Instructions for the task →
Filter for the word "code" and keep each matching line.

Given entries →
----------------

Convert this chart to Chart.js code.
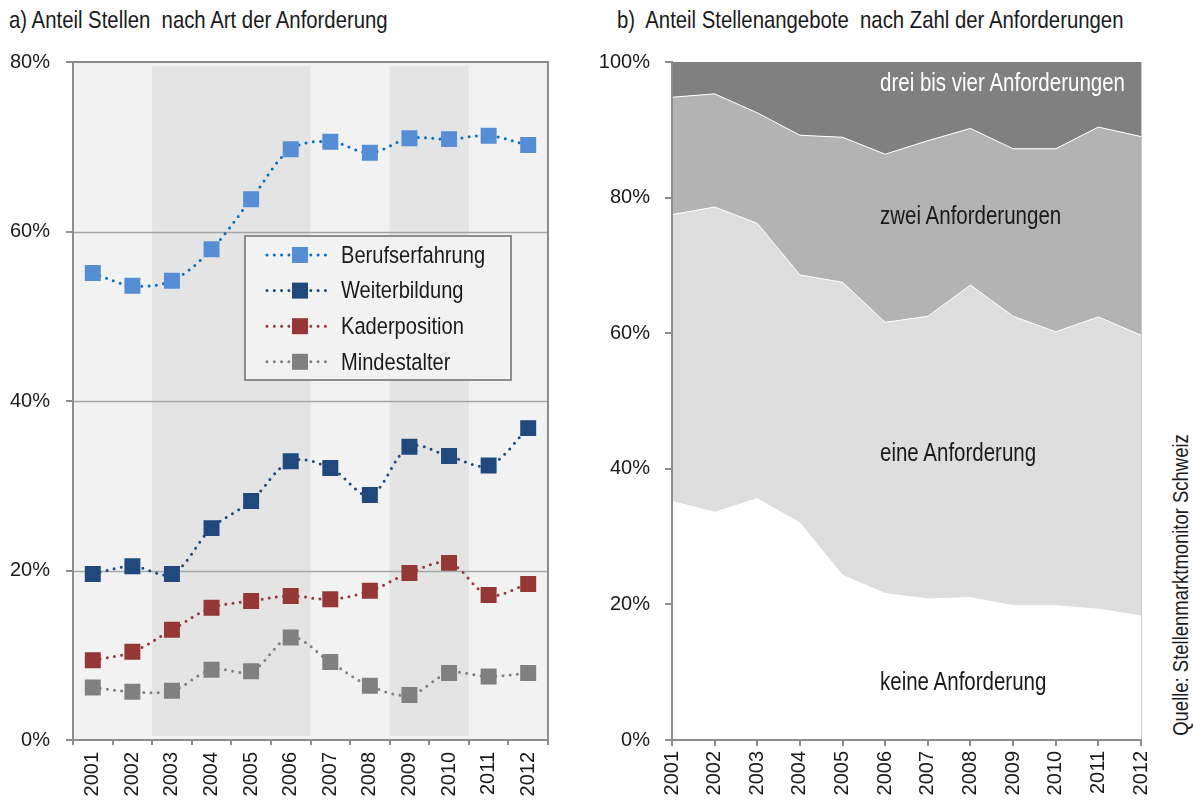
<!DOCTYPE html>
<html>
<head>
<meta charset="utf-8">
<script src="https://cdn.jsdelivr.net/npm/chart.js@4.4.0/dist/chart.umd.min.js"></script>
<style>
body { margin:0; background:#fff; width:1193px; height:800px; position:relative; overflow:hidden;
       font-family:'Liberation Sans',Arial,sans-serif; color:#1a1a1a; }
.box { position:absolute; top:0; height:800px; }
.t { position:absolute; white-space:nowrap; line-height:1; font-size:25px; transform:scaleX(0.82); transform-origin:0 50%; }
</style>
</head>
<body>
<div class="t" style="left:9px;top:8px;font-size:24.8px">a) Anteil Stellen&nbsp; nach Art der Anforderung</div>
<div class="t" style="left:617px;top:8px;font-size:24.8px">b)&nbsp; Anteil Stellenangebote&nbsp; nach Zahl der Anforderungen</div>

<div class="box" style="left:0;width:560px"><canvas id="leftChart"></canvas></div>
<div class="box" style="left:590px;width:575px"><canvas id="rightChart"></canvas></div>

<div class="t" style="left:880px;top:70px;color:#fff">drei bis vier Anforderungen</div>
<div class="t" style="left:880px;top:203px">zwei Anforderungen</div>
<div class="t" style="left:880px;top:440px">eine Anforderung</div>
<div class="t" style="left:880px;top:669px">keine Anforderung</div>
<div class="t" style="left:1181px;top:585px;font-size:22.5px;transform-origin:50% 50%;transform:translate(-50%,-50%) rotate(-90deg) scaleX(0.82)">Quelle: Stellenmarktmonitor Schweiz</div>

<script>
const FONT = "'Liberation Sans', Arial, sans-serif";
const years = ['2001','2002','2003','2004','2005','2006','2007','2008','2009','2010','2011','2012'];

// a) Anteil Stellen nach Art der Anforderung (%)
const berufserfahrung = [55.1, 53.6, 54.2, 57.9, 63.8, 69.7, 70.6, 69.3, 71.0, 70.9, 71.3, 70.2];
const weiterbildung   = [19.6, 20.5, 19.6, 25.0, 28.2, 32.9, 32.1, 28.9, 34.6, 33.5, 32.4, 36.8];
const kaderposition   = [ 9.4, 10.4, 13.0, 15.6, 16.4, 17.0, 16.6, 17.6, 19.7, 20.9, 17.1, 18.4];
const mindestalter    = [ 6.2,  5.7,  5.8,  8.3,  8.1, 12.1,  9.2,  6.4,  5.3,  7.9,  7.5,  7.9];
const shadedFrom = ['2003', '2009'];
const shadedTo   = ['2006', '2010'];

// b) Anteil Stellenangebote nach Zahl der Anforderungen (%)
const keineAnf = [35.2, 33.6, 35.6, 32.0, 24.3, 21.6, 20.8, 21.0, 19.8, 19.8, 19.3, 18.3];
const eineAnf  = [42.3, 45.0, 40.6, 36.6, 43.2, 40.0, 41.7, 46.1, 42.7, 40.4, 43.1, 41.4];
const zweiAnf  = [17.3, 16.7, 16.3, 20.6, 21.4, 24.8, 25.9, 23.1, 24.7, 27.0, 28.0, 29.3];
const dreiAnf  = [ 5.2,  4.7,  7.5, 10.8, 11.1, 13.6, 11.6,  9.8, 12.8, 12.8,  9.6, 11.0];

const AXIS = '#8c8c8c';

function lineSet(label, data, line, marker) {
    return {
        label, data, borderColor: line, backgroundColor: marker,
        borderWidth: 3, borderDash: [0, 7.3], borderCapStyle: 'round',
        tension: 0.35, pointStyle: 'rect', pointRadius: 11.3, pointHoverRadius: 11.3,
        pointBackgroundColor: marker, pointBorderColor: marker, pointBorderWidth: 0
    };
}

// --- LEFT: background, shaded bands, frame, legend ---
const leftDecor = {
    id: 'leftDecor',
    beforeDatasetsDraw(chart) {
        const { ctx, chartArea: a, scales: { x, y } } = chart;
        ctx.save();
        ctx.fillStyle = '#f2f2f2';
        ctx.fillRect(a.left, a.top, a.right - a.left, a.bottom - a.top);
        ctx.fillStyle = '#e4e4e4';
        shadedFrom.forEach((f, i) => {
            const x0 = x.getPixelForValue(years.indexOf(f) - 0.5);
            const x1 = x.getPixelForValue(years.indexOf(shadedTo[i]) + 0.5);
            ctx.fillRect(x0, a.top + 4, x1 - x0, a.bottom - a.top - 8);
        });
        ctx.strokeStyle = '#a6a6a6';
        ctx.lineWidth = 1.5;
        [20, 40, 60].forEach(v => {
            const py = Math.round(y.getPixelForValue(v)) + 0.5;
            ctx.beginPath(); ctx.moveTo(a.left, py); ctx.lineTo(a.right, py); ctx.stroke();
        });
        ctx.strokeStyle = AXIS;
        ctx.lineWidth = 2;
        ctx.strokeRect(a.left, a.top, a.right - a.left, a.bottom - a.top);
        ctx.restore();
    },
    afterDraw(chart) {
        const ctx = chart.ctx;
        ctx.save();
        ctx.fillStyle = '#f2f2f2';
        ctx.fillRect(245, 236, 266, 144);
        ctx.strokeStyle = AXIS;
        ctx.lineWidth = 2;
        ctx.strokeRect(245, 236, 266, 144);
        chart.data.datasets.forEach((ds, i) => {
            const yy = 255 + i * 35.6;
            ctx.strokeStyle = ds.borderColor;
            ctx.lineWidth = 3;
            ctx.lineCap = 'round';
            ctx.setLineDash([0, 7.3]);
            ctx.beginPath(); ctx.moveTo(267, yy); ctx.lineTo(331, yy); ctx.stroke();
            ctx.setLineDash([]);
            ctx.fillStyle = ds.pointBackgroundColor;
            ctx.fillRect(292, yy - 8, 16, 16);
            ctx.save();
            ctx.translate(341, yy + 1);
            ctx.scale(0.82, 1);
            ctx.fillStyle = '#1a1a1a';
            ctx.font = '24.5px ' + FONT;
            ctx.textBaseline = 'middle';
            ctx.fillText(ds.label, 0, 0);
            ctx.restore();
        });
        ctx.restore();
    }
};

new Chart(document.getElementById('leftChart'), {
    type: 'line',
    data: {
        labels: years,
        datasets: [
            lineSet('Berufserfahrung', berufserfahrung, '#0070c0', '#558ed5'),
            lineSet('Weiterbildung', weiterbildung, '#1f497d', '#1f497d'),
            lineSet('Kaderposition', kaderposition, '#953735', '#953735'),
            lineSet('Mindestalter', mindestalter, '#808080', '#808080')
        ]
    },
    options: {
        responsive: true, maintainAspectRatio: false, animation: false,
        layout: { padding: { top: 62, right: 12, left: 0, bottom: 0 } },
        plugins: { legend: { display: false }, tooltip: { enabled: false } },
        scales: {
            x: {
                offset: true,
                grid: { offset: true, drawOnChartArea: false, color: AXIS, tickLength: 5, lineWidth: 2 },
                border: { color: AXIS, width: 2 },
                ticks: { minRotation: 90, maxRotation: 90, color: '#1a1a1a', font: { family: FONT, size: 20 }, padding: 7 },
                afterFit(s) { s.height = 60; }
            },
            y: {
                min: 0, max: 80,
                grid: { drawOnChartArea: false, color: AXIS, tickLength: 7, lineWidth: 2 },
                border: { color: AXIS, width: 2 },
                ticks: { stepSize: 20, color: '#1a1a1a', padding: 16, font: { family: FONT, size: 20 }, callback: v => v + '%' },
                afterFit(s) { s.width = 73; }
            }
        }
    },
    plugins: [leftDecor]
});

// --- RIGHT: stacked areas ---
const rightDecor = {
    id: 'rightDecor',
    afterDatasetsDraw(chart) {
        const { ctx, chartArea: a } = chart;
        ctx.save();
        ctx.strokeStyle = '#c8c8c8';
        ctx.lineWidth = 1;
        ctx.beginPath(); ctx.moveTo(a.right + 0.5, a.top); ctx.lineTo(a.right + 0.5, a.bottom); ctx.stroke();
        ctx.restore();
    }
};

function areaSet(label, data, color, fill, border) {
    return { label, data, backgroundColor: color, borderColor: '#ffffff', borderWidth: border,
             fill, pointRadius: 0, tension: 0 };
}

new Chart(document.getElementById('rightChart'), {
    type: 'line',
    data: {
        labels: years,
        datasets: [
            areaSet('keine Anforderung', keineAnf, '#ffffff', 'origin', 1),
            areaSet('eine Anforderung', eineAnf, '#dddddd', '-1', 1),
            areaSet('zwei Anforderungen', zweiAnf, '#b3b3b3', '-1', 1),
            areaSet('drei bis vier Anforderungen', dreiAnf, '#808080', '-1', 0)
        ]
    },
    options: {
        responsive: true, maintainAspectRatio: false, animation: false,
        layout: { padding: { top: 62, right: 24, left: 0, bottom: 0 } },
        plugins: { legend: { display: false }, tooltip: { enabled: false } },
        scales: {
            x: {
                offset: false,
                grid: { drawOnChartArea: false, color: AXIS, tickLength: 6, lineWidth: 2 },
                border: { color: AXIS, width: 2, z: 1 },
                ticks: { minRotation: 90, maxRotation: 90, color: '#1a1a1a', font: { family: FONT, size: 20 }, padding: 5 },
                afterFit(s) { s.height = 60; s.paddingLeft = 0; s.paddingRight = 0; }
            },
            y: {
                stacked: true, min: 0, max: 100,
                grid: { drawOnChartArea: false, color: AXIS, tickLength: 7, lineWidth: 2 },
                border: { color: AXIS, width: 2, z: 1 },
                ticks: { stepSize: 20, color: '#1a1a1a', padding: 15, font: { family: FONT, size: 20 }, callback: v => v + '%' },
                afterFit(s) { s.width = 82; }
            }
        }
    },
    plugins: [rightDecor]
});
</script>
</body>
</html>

----------------

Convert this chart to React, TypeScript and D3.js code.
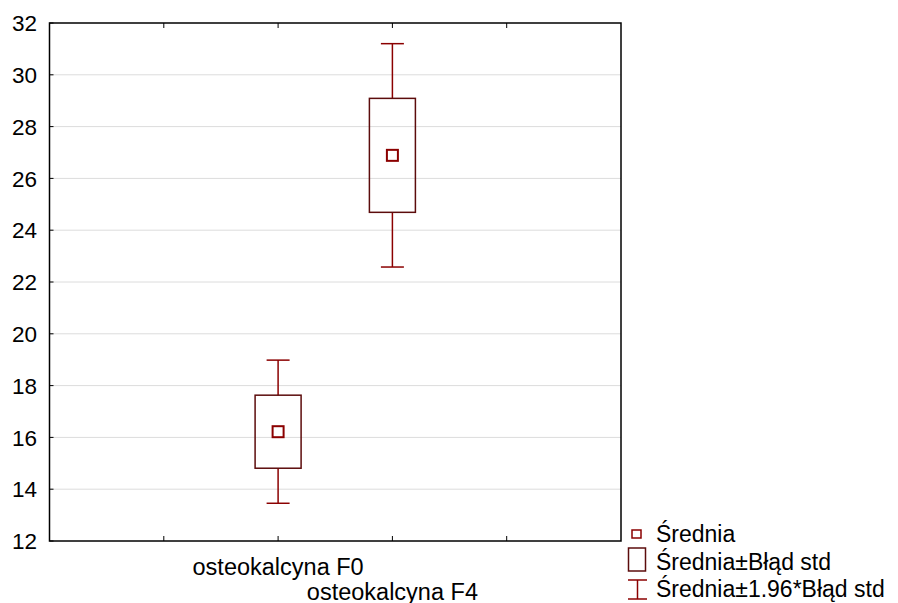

----------------

Task output →
Convert this chart to Chart.js code.
Convert this chart to React, TypeScript and D3.js code.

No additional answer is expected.